Restaurant information
- Owners: Duffy and Sheila Whitmore
- Food type: Steakhouse and seafood
- Location: Ketchum, Idaho, United States
- Coordinates: 43°40′51″N 114°21′51″W﻿ / ﻿43.6808°N 114.3643°W

= Pioneer Saloon =

Restaurant in Ketchum, Idaho, U.S.

Pioneer Saloon is a restaurant in Ketchum, Idaho, United States. It is nicknamed "the Pio" by locals.

== History ==
The restaurant was originally a gambling hall called the Commercial Club built in the 1940s. It closed a few years later, and was used as an American Legion meeting hall and dry goods store before becoming a casino again in 1950. It was then renamed the "Pioneer Saloon". In 1953, efforts to end illegal gambling in Idaho forced the establishment to become a bar and restaurant.

The Pioneer Saloon was renovated into its current form in 1972. In 1986, it was bought by Sheila and Duffy Whitmore, who run the restaurant with their children and grandchildren.
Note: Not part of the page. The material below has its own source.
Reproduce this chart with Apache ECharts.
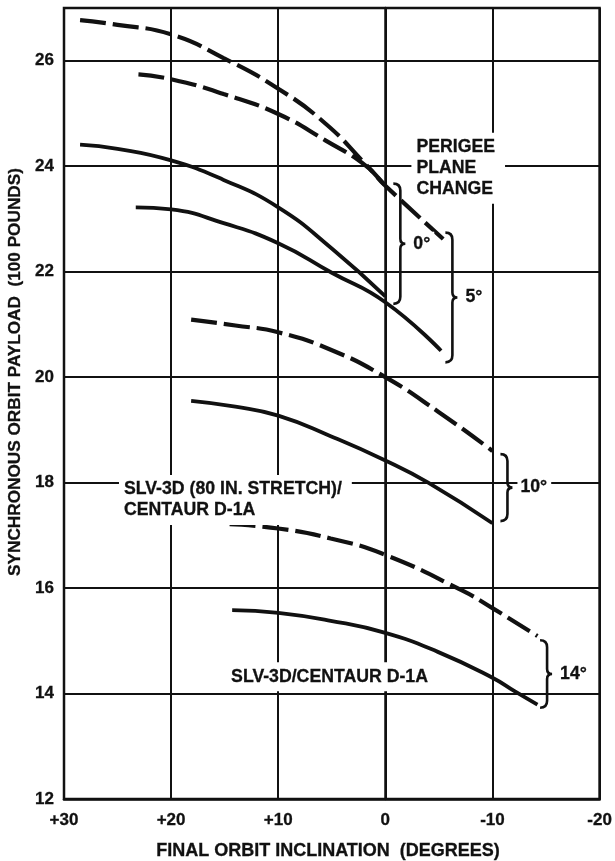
<!DOCTYPE html>
<html>
<head>
<meta charset="utf-8">
<script src="https://cdn.jsdelivr.net/npm/echarts@6/dist/echarts.min.js"></script>
<style>
  html, body { margin: 0; padding: 0; background: #fff; }
  #chart { width: 615px; height: 861px; }
</style>
</head>
<body>
<div id="chart"></div>
<script>
// Axis ticks
const xTicks = [30, 20, 10, 0, -10, -20];
const yTicks = [12, 14, 16, 18, 20, 22, 24, 26];

// Payload curves: [final orbit inclination (deg), payload (100 lb)]
// Dashed = SLV-3D (80 in. stretch)/Centaur D-1A, solid = SLV-3D/Centaur D-1A
const stretch0 = [[28.5, 26.77], [25, 26.68], [20, 26.5], [15.1, 26.05], [10, 25.47], [5.6, 24.81], [1.9, 24.05], [0, 23.63]];
const stretch5 = [[23.05, 25.74], [20, 25.65], [15.1, 25.37], [10, 24.99], [5.6, 24.49], [1.9, 24.02], [0, 23.63], [-5.4, 22.62]];
const stretch10 = [[18.13, 21.09], [14, 20.98], [10, 20.85], [5.1, 20.52], [0, 20.0], [-4.9, 19.35], [-10, 18.6]];
const stretch14 = [[14.54, 17.21], [10, 17.13], [5.1, 16.94], [0, 16.63], [-7.2, 15.95], [-10, 15.62], [-14.2, 15.09]];

const base0 = [[28.5, 24.41], [25, 24.33], [20, 24.11], [15.1, 23.74], [10, 23.22], [5, 22.44], [0, 21.53]];
const base5 = [[23.3, 23.22], [20, 23.18], [15.1, 22.92], [10, 22.54], [5, 21.98], [0, 21.42], [-5.2, 20.5]];
const base10 = [[18.13, 19.55], [14, 19.44], [10, 19.27], [5.1, 18.88], [0, 18.42], [-4, 18.0], [-10, 17.23]];
const base14 = [[14.3, 15.58], [10, 15.53], [5.1, 15.38], [0, 15.15], [-4.9, 14.79], [-10, 14.3], [-12.1, 14.04], [-14.2, 13.79]];

// Perigee plane change braces: [x, top payload, bottom payload, label]
const braces = [
  [-1.4, 23.67, 21.39, '0°'],
  [-6.26, 22.74, 20.28, '5°'],
  [-11.4, 18.54, 17.27, '10°'],
  [-15.1, 15.01, 13.73, '14°']
];

// Free-standing notes: [x, payload, text]
const notes = [
  [-2.9, 23.96, 'PERIGEE\nPLANE\nCHANGE'],
  [24.4, 17.67, 'SLV-3D (80 IN. STRETCH)/\nCENTAUR D-1A'],
  [14.4, 14.32, 'SLV-3D/CENTAUR D-1A']
];

const FONT_FAMILY = '"Liberation Sans", Arial, Helvetica, sans-serif';
const INK = '#111';
const NOTE_FONT = 'bold 17.7px ' + FONT_FAMILY;

const curve = (name, data, dashed) => ({
  name: name,
  type: 'line',
  data: data,
  smooth: 0.5,
  showSymbol: false,
  symbol: 'none',
  lineStyle: { color: INK, width: dashed ? 4.2 : 3.8, type: dashed ? [26, 7] : 'solid', cap: 'butt' },
  z: 3
});

const chart = echarts.init(document.getElementById('chart'), null, { renderer: 'canvas' });

const labelStyle = {
  color: INK,
  fontSize: 17, fontWeight: 'bold', fontFamily: FONT_FAMILY,
  textBorderColor: INK, textBorderWidth: 0.3
};

chart.setOption({
  backgroundColor: '#fff',
  animation: false,
  grid: { left: 64, right: 11, top: 8, bottom: 62, show: true, borderColor: INK, borderWidth: 2.5, backgroundColor: 'transparent' },
  xAxis: {
    type: 'value',
    inverse: true,
    min: -20, max: 30, interval: 10,
    axisLine: { show: true, lineStyle: { color: INK, width: 2.5 } },
    axisTick: { show: false },
    splitLine: { show: true, lineStyle: { color: INK, width: 2 } },
    axisLabel: Object.assign({
      margin: 13,
      formatter: v => (xTicks.indexOf(v) < 0 ? '' : (v > 0 ? '+' + v : String(v)))
    }, labelStyle)
  },
  yAxis: {
    type: 'value',
    min: 12, max: 27, interval: 2,
    axisLine: { show: true, lineStyle: { color: INK, width: 2.5 } },
    axisTick: { show: false },
    splitLine: { show: true, lineStyle: { color: INK, width: 2 } },
    axisLabel: Object.assign({
      margin: 10,
      formatter: v => (yTicks.indexOf(v) < 0 ? '' : String(v))
    }, labelStyle)
  },
  graphic: [
    {
      type: 'text', x: 15, y: 372, rotation: Math.PI / 2, z: 10,
      style: {
        text: 'SYNCHRONOUS ORBIT PAYLOAD  (100 POUNDS)', font: 'bold 17.2px ' + FONT_FAMILY,
        fill: INK, stroke: INK, lineWidth: 0.3, align: 'center', verticalAlign: 'middle'
      }
    },
    {
      type: 'text', x: 328, y: 851, z: 10,
      style: {
        text: 'FINAL ORBIT INCLINATION  (DEGREES)', font: 'bold 18px ' + FONT_FAMILY,
        fill: INK, stroke: INK, lineWidth: 0.3, align: 'center', verticalAlign: 'middle'
      }
    }
  ],
  series: [
    curve('0° SLV-3D (80 IN. STRETCH)/CENTAUR D-1A', stretch0, true),
    curve('5° SLV-3D (80 IN. STRETCH)/CENTAUR D-1A', stretch5, true),
    curve('10° SLV-3D (80 IN. STRETCH)/CENTAUR D-1A', stretch10, true),
    curve('14° SLV-3D (80 IN. STRETCH)/CENTAUR D-1A', stretch14, true),
    curve('0° SLV-3D/CENTAUR D-1A', base0, false),
    curve('5° SLV-3D/CENTAUR D-1A', base5, false),
    curve('10° SLV-3D/CENTAUR D-1A', base10, false),
    curve('14° SLV-3D/CENTAUR D-1A', base14, false),
    {
      name: 'braces',
      type: 'custom',
      data: braces,
      z: 4,
      renderItem: (params, api) => {
        const top = api.coord([api.value(0), api.value(1)]);
        const bot = api.coord([api.value(0), api.value(2)]);
        const x = top[0], y1 = top[1], y2 = bot[1], ym = (y1 + y2) / 2;
        const c = 7, t = 5;
        const d = 'M' + (x - c) + ',' + y1 +
          ' Q' + x + ',' + y1 + ' ' + x + ',' + (y1 + c) +
          ' L' + x + ',' + (ym - t) +
          ' Q' + x + ',' + ym + ' ' + (x + t) + ',' + ym +
          ' Q' + x + ',' + ym + ' ' + x + ',' + (ym + t) +
          ' L' + x + ',' + (y2 - c) +
          ' Q' + x + ',' + y2 + ' ' + (x - c) + ',' + y2;
        return {
          type: 'group',
          children: [
            { type: 'path', shape: { pathData: d }, style: { fill: 'none', stroke: INK, lineWidth: 2.6 } },
            {
              type: 'text',
              style: {
                text: braces[params.dataIndex][3], x: x + 10, y: ym,
                font: NOTE_FONT, fill: INK, stroke: INK, lineWidth: 0.3,
                verticalAlign: 'middle', align: 'left',
                backgroundColor: '#fff', padding: [3, 4, 3, 3]
              }
            }
          ]
        };
      }
    },
    {
      name: 'notes',
      type: 'custom',
      data: notes,
      z: 5,
      renderItem: (params, api) => {
        const p = api.coord([api.value(0), api.value(1)]);
        return {
          type: 'text',
          style: {
            text: notes[params.dataIndex][2], x: p[0] - 5, y: p[1],
            font: NOTE_FONT, fill: INK, stroke: INK, lineWidth: 0.3,
            align: 'left', verticalAlign: 'middle',
            lineHeight: 21, backgroundColor: '#fff', padding: [4, 10, 4, 5]
          }
        };
      }
    }
  ]
});
</script>
</body>
</html>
Its interior is decorated with Western and Native American memorabilia and art, including sculptures and taxidermied animals. In his later years, Ernest Hemingway was a customer. Some memorabilia from Hemingway's home in Ketchum decorate the restaurant.

It was named one of "Americas's Classics" by the James Beard Foundation in 2025.

== Description ==
Its menu includes items like steak, prime rib, beef ribs, burgers, kebobs, smoked trout, and shrimp cocktail. The restaurant serves both beef and bison meat. Its signature dish is the "Jim Spud", a baked potato topped with teriyaki beef, cheese, caramelized onions and chives. The dish was named after Jim Freeman, former chef and general manager of the Pioneer Saloon.